The point is the talent gap.
The Cherrington years 2012-2015 saw a number of Epstein graduates break into MLB - Boegarts, JBJ, Iglesias, Workman, Middlebrooks, Mookie, Vazquez, Barnes, Swihart, Travis Shaw. Many of those guys would feature in the 2018 club.
In the DD years, 2015-2019 you can add Benintendi, Devers, and E-Rod as Cherrington contributors. But not really much more than that. In
2015, these guys were all on the ML club at age 25 and younger: JBJ, Barnes, Vazquez, Swihart, Bogaerts, Betts, E-Rod. (And with the exception of the last they're all Epstein guys.)
DD traded Moncada and Kopesh (selling high on both) for Sale. Same with Espinosa for Pomeranz. And Margot (Esptein) for Kimbrel. (I think those are the kinds of moves that weren't seen from Cherrington or Bloom (Schwarber excepted.))
All well and good and 2018 was glorious. But check out how the MiL talent rolls in.
2016: Benintendi.
2017: Devers.
2018: Nobody (call ups include the likes of Sam Travis and Tzu-Wei-Lin)
2019: Nobody (Chavis and Travis)
2020: Houck, Verdugo, Dalbec, (and Chavis still). At this point the FA clock is starting to tick on the Epstein talents. DD is out, and Bloom is in. Bloom is starting to harvest the top of the DD classes, but it's thin and there's been a general dearth of talent in the system since 2016.

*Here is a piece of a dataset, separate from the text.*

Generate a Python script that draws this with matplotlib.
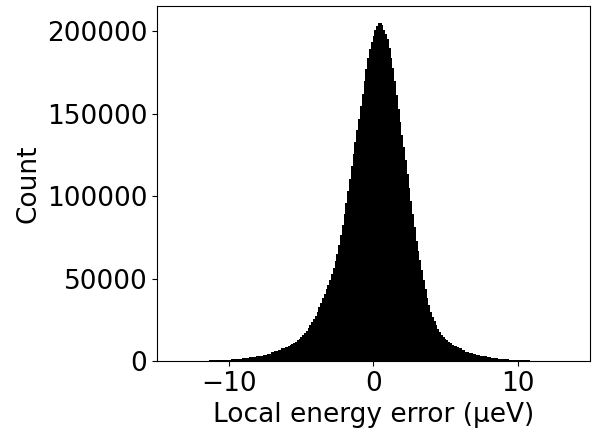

Did we have any decent Cherrington pitching at all come up from 2016 - 2019? (Owens and Johnson were Epstein guys.) I can only think of guys like Darwinzon, Bobby Poyner and Jalen Beeks. In fact, by October of 2018, the farm was looking pretty bare. These were the top prospects via soxprospects: Chavis, Casas, Groome, Dalbec, Hernandez, Houck, Mata, Flores, Chatham, Feltman. The good ones are DD picks.
So the point is this. Cherrington's MiL system didn't seem to stop the development of good players, but his drafting, even with high picks, sucked. DD flipped some fundamentally flawed players for talent needed to win in 2018-19, plus he restocked the system. And his MiL system developed good players.
But that talent gap was felt hardest between 2018-2020. Personally, I don't think that's on DD. Nobody's lamenting Moncada, Kopech, or Anderson as "the ones who got away" - or even as "well, talent costs talent, and we did win the WS." They were relative train-robberies. I think it's on Cherrington.
Bloom rode the talent-wave that was in DD's MiL system by not trading them: Casas, Dalbec, Duran, Houck, Murphy. So he wasn't quite starting from scratch, in that there were pieces there. But his drafts look very very promising.